The arrests – for crimes ranging from murder, robbery and rape to fraud, shoplifting and driving under the influence – took place during the course of a festive season safety campaign which began on 15 October and will officially end on 31 January.
A total of 704 were arrested for public violence. “We respect the right of citizens to protest as that is a constitutionally enshrined right and we have no intention to tamper with these rights,” Mthethwa said.
“We, however, firmly oppose any violent destruction of property, intimidation and murder of innocent people, while these criminal acts are being disguised and justified as public protests.”
Lawlessness on the country’s roads was responsible for a high number of arrests, with crimes ranging from speeding to driving under the influence of alcohol and/or drugs.
“We remain very concerned about the lack of adherence to the rules of the road, which have resulted in fatalities and loss of lives,” the minister said said.
“We arrested 2 751 suspects for driving under the influence, which is exceptionally high.”
According to Transport Minister Ben Martins, approximately 1 465 South Africans lost their lives on the country’s roads over the festive season.
Stolen vehicles were also a problem, and Mthethwa said the police had confiscated 451 vehicles nationally, with 296 suspects arrested for theft of motor vehicles and motorcycles.
In addition, he said, 51 191 fines were issued for offences ranging from traffic violations to unlawfully running liquor outlets.
Illegal firearms and ammunition were also confiscated, with the police finding 721 guns and 7 638 rounds of ammunition, including nine commercial explosives.

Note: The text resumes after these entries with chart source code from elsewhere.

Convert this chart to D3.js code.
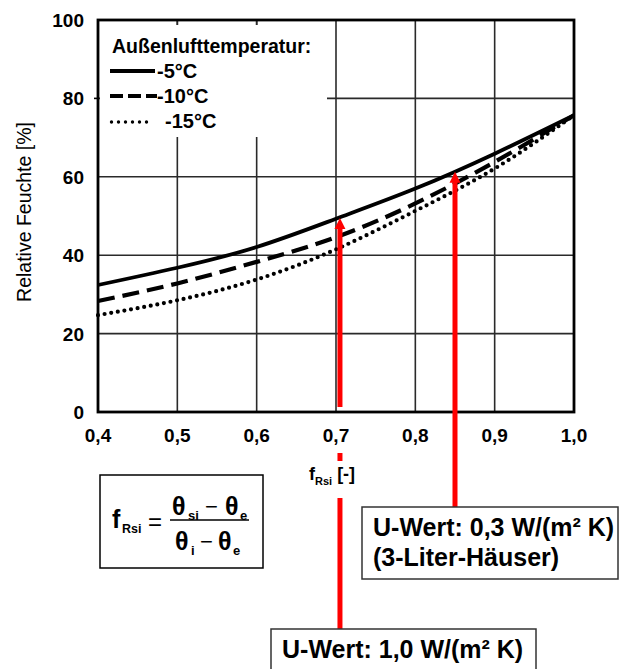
<!DOCTYPE html>
<html>
<head>
<meta charset="utf-8">
<script src="https://cdn.jsdelivr.net/npm/d3@7"></script>
<style>
  html, body { margin: 0; padding: 0; background: #fff; }
  svg { display: block; }
  text { font-family: "Liberation Sans", Arial, sans-serif; fill: #000; }
</style>
</head>
<body>
<svg id="chart" width="622" height="669"></svg>
<script>
// ---- data ----
const fRsi = [0.4, 0.5, 0.6, 0.7, 0.8, 0.9, 1.0];
const rhMinus5  = [32.4, 36.8, 42.1, 49.3, 57.0, 65.9, 75.7];
const rhMinus10 = [28.3, 32.8, 38.3, 44.6, 53.2, 63.8, 75.7];
const rhMinus15 = [24.7, 28.5, 33.8, 41.5, 51.3, 62.1, 75.7];
const seriesNames = ["-5°C", "-10°C", "-15°C"];
const xTicks = [0.4, 0.5, 0.6, 0.7, 0.8, 0.9, 1.0];
const xTickLabels = ["0,4", "0,5", "0,6", "0,7", "0,8", "0,9", "1,0"];
const yTicks = [0, 20, 40, 60, 80, 100];
const arrowF  = [0.705, 0.85];
const arrowRH = [49.5, 61.3];
const uLabels = [["U-Wert: 1,0 W/(m² K)"], ["U-Wert: 0,3 W/(m² K)", "(3-Liter-Häuser)"]];
const legendTitle = "Außenlufttemperatur:";
const yTitle = "Relative Feuchte [%]";

const svg = d3.select("#chart");
const x = d3.scaleLinear().domain([0.4, 1.0]).range([98, 574]);
const y = d3.scaleLinear().domain([0, 100]).range([412, 20]);
const red = "#ff0000";

// ---- grid ----
const grid = svg.append("g");
grid.selectAll("line.v").data(xTicks.slice(1, -1)).join("line")
  .attr("x1", d => x(d)).attr("x2", d => x(d))
  .attr("y1", y(100)).attr("y2", y(0))
  .attr("stroke", "#2a2a2a").attr("stroke-width", 1.6);
grid.selectAll("line.h").data(yTicks.slice(1, -1)).join("line")
  .attr("x1", x(0.4)).attr("x2", x(1.0))
  .attr("y1", d => y(d)).attr("y2", d => y(d))
  .attr("stroke", "#2a2a2a").attr("stroke-width", 1.6);

// legend background (covers grid)
const lg = svg.append("g");
lg.append("rect").attr("x", x(0.4) + 2).attr("y", y(100) + 5)
  .attr("width", 227).attr("height", 112).attr("fill", "#fff");
svg.selectAll("line.tt").data([0.5, 0.6]).join("line")
  .attr("x1", d => x(d)).attr("x2", d => x(d))
  .attr("y1", y(100)).attr("y2", y(100) + 5)
  .attr("stroke", "#2a2a2a").attr("stroke-width", 1.6);

// ---- frame ----
svg.append("rect").attr("x", x(0.4)).attr("y", y(100))
  .attr("width", x(1.0) - x(0.4)).attr("height", y(0) - y(100))
  .attr("fill", "none").attr("stroke", "#000").attr("stroke-width", 2.8);
svg.append("line").attr("x1", x(0.4) - 4).attr("x2", x(0.4))
  .attr("y1", y(80)).attr("y2", y(80)).attr("stroke", "#000").attr("stroke-width", 1.6);

// ---- tick labels ----
svg.selectAll("text.xt").data(xTicks).join("text")
  .attr("x", d => x(d)).attr("y", 442)
  .attr("text-anchor", "middle").attr("font-size", 19).attr("font-weight", "bold")
  .text((d, i) => xTickLabels[i]);
svg.selectAll("text.yt").data(yTicks).join("text")
  .attr("x", 84).attr("y", d => y(d) + 7)
  .attr("text-anchor", "end").attr("font-size", 19).attr("font-weight", "bold")
  .text(d => d);

// y title
svg.append("text").attr("transform", "translate(31," + 212 + ") rotate(-90)")
  .attr("text-anchor", "middle").attr("font-size", 19.5)
  .text(yTitle);

// x title
const xt = svg.append("text").attr("x", 309).attr("y", 480).attr("font-weight", "bold");
xt.append("tspan").attr("font-size", 18).text("f");
xt.append("tspan").attr("font-size", 11).attr("dy", 5).text("Rsi");
xt.append("tspan").attr("font-size", 18).attr("dy", -5).attr("dx", 5).text("[-]");

// ---- curves ----
const line = d3.line().x((d, i) => x(fRsi[i])).y(d => y(d)).curve(d3.curveNatural);
const styles = [
  { dash: null, w: 3.8, cap: "butt" },
  { dash: "17,8", w: 4.2, cap: "butt" },
  { dash: "0,6.7", w: 4.2, cap: "round" }
];
[rhMinus5, rhMinus10, rhMinus15].forEach((s, k) => {
  svg.append("path").attr("d", line(s)).attr("fill", "none")
    .attr("stroke", "#000").attr("stroke-width", styles[k].w)
    .attr("stroke-dasharray", styles[k].dash).attr("stroke-linecap", styles[k].cap);
});

// ---- legend ----
lg.append("text").attr("x", 112).attr("y", 53).attr("font-size", 19.5)
  .attr("font-weight", "bold").text(legendTitle);
const legStyles = [
  { dash: null, w: 3.8, cap: "butt", x2: 155 },
  { dash: "13,5", w: 4.2, cap: "butt", x2: 157 },
  { dash: "0,7", w: 3.4, cap: "round", x2: 150 }
];
seriesNames.forEach((n, k) => {
  const cy = 71 + k * 25;
  lg.append("line").attr("x1", 110 + (k === 2 ? 1.5 : 0)).attr("x2", legStyles[k].x2)
    .attr("y1", cy + (k === 2 ? 1 : 0)).attr("y2", cy + (k === 2 ? 1 : 0))
    .attr("stroke", "#000").attr("stroke-width", legStyles[k].w)
    .attr("stroke-dasharray", legStyles[k].dash).attr("stroke-linecap", legStyles[k].cap);
  lg.append("text").attr("x", k === 2 ? 165 : 157).attr("y", cy + 7)
    .attr("font-size", 20).attr("font-weight", "bold").text(n);
});

// ---- formula box ----
const fg = svg.append("g").attr("transform", "translate(100,475)");
fg.append("rect").attr("width", 163).attr("height", 93)
  .attr("fill", "#fff").attr("stroke", "#000").attr("stroke-width", 1.5);
function piece(px, py, txt, size, weight) {
  fg.append("text").attr("x", px).attr("y", py).attr("font-size", size)
    .attr("font-weight", weight).text(txt);
}
piece(12, 53, "f", 25, "bold");
piece(22, 58, "Rsi", 12.5, "bold");
piece(48, 55, "=", 24, "normal");
fg.append("line").attr("x1", 70).attr("x2", 149).attr("y1", 45).attr("y2", 45)
  .attr("stroke", "#000").attr("stroke-width", 1.5);
piece(72, 40, "θ", 25, "bold");
piece(88, 45, "si", 13, "bold");
piece(105, 39, "−", 22, "normal");
piece(125, 40, "θ", 25, "bold");
piece(140, 45, "e", 13, "bold");
piece(75, 75, "θ", 25, "bold");
piece(91, 80, "i", 13, "bold");
piece(100, 74, "−", 22, "normal");
piece(118, 75, "θ", 25, "bold");
piece(133, 80, "e", 13, "bold");

// ---- red arrows ----
const ra = svg.append("g");
function arrow(fx, rh, yBottom) {
  const ax = x(fx), tip = y(rh);
  ra.append("line").attr("x1", ax).attr("x2", ax).attr("y1", yBottom).attr("y2", tip + 8)
    .attr("stroke", red).attr("stroke-width", 5);
  ra.append("path").attr("d", `M${ax},${tip} L${ax - 5.5},${tip + 11} L${ax + 5.5},${tip + 11} Z`)
    .attr("fill", red);
}
arrow(arrowF[0], arrowRH[0], y(0) - 5);
arrow(arrowF[1], arrowRH[1], 507);
ra.append("line").attr("x1", x(arrowF[0])).attr("x2", x(arrowF[0]))
  .attr("y1", 453).attr("y2", 461).attr("stroke", red).attr("stroke-width", 5);
ra.append("line").attr("x1", x(arrowF[0])).attr("x2", x(arrowF[0]))
  .attr("y1", 498).attr("y2", 629).attr("stroke", red).attr("stroke-width", 5);

// ---- U-value boxes ----
function ubox(bx, by, w, h, lines) {
  const g = svg.append("g").attr("transform", `translate(${bx},${by})`);
  g.append("rect").attr("width", w).attr("height", h).attr("fill", "#fff")
    .attr("stroke", "#333").attr("stroke-width", 1.5);
  lines.forEach((t, i) => {
    g.append("text").attr("x", 11).attr("y", 29 + i * 30).attr("font-size", 25)
      .attr("font-weight", "bold").text(t);
  });
}
ubox(362, 507, 256, 72, uLabels[1]);
ubox(271, 629, 265, 50, uLabels[0]);
</script>
</body>
</html>
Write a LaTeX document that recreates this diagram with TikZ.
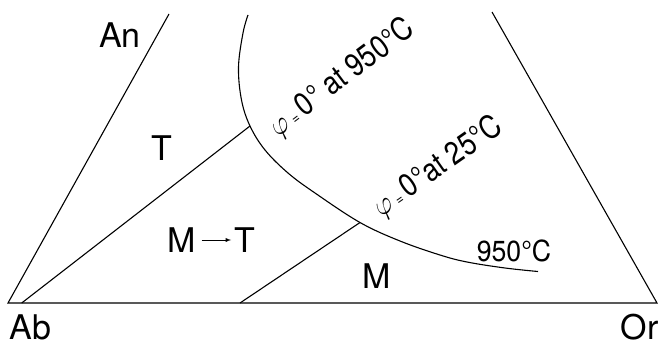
\documentclass[tikz,border=0pt]{standalone}
\usepackage{graphicx}
\usepackage{fontspec}
\setmainfont{TeX Gyre Heros}
\newcommand{\phieq}{\raisebox{0pt}{\scalebox{1.25}{$\varphi$}}\,{\fontsize{15}{16}\selectfont=}\,}
\begin{document}
\begin{tikzpicture}[x=1pt,y=-1pt, line width=1.1pt,
  lbl/.style={font=\fontsize{34}{40}\selectfont, inner sep=0pt},
  sml/.style={font=\fontsize{29}{32}\selectfont, inner sep=0pt},
  rot/.style={font=\fontsize{32}{36}\selectfont, inner sep=0pt}]
\useasboundingbox (0,0) rectangle (660,343);
% corners and junctions
\coordinate (Ab) at (8,303);
\coordinate (Or) at (657,303);
\coordinate (AnTop) at (169,14);
\coordinate (OrTop) at (492,12);
\coordinate (TJ) at (250,126);
\coordinate (MJ) at (360,222.5);
\coordinate (TB) at (21.7,303);
\coordinate (MB) at (240,303);
% triangle sides
\draw (AnTop) -- (Ab) -- (Or) -- (OrTop);
% boundaries
\draw (TB) -- (TJ);
\draw (MB) -- (MJ);
\draw plot[smooth, tension=0.6] coordinates {(248,15) (243,33) (238.5,67) (241.5,100) (TJ) (265,150) (288,173) (315,193) (MJ) (400,241) (440,255) (467,262) (505,268) (538,271.5)};
% labels
\node[lbl, anchor=base] (an) at (120,47) {An};
\node[lbl, anchor=base] (t) at (162,160) {T};
\node[lbl, anchor=base] (m1) at (182,252) {M};
\node[lbl, anchor=base] (t2) at (245,252) {T};
\draw[-latex, line width=0.9pt, shorten <=5pt, shorten >=3pt] (m1.east |- 0,240) coordinate (aS) -- (t2.west |- 0,240) coordinate (aE);
\node[lbl, anchor=base] (m) at (377,288) {M};
\node[sml, anchor=base] (c950) at (514,261) {\scalebox{0.92}[1]{950°C}};
\node[lbl, anchor=base west] (ab) at (9,339) {Ab};
\node[lbl, anchor=base east] (or) at (659,339) {Or};
\node[rot, rotate=37] (phi1) at (342,78) {\scalebox{0.85}[1]{\phieq 0° at 950°C}};
\node[rot, rotate=35] (phi2) at (438,167) {\scalebox{0.85}[1]{\phieq 0°at 25°C}};
\end{tikzpicture}
\end{document}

Drugs also posed a threat, but the arrest of 8 889 suspects for drug-related crimes helped put a dent in the scourge.
“We confiscated 6-million grams of dagga, 2 832 grams of cocaine, 4 225 grams of nyaope [a mixture of dagga and cheap heroin] and 2 551 grams of tik [crystal methamphetamine].”
From the start of the campaign, about 1 477 901 people 501 373 vehicles were searched, with 3 614 roadblocks conducted.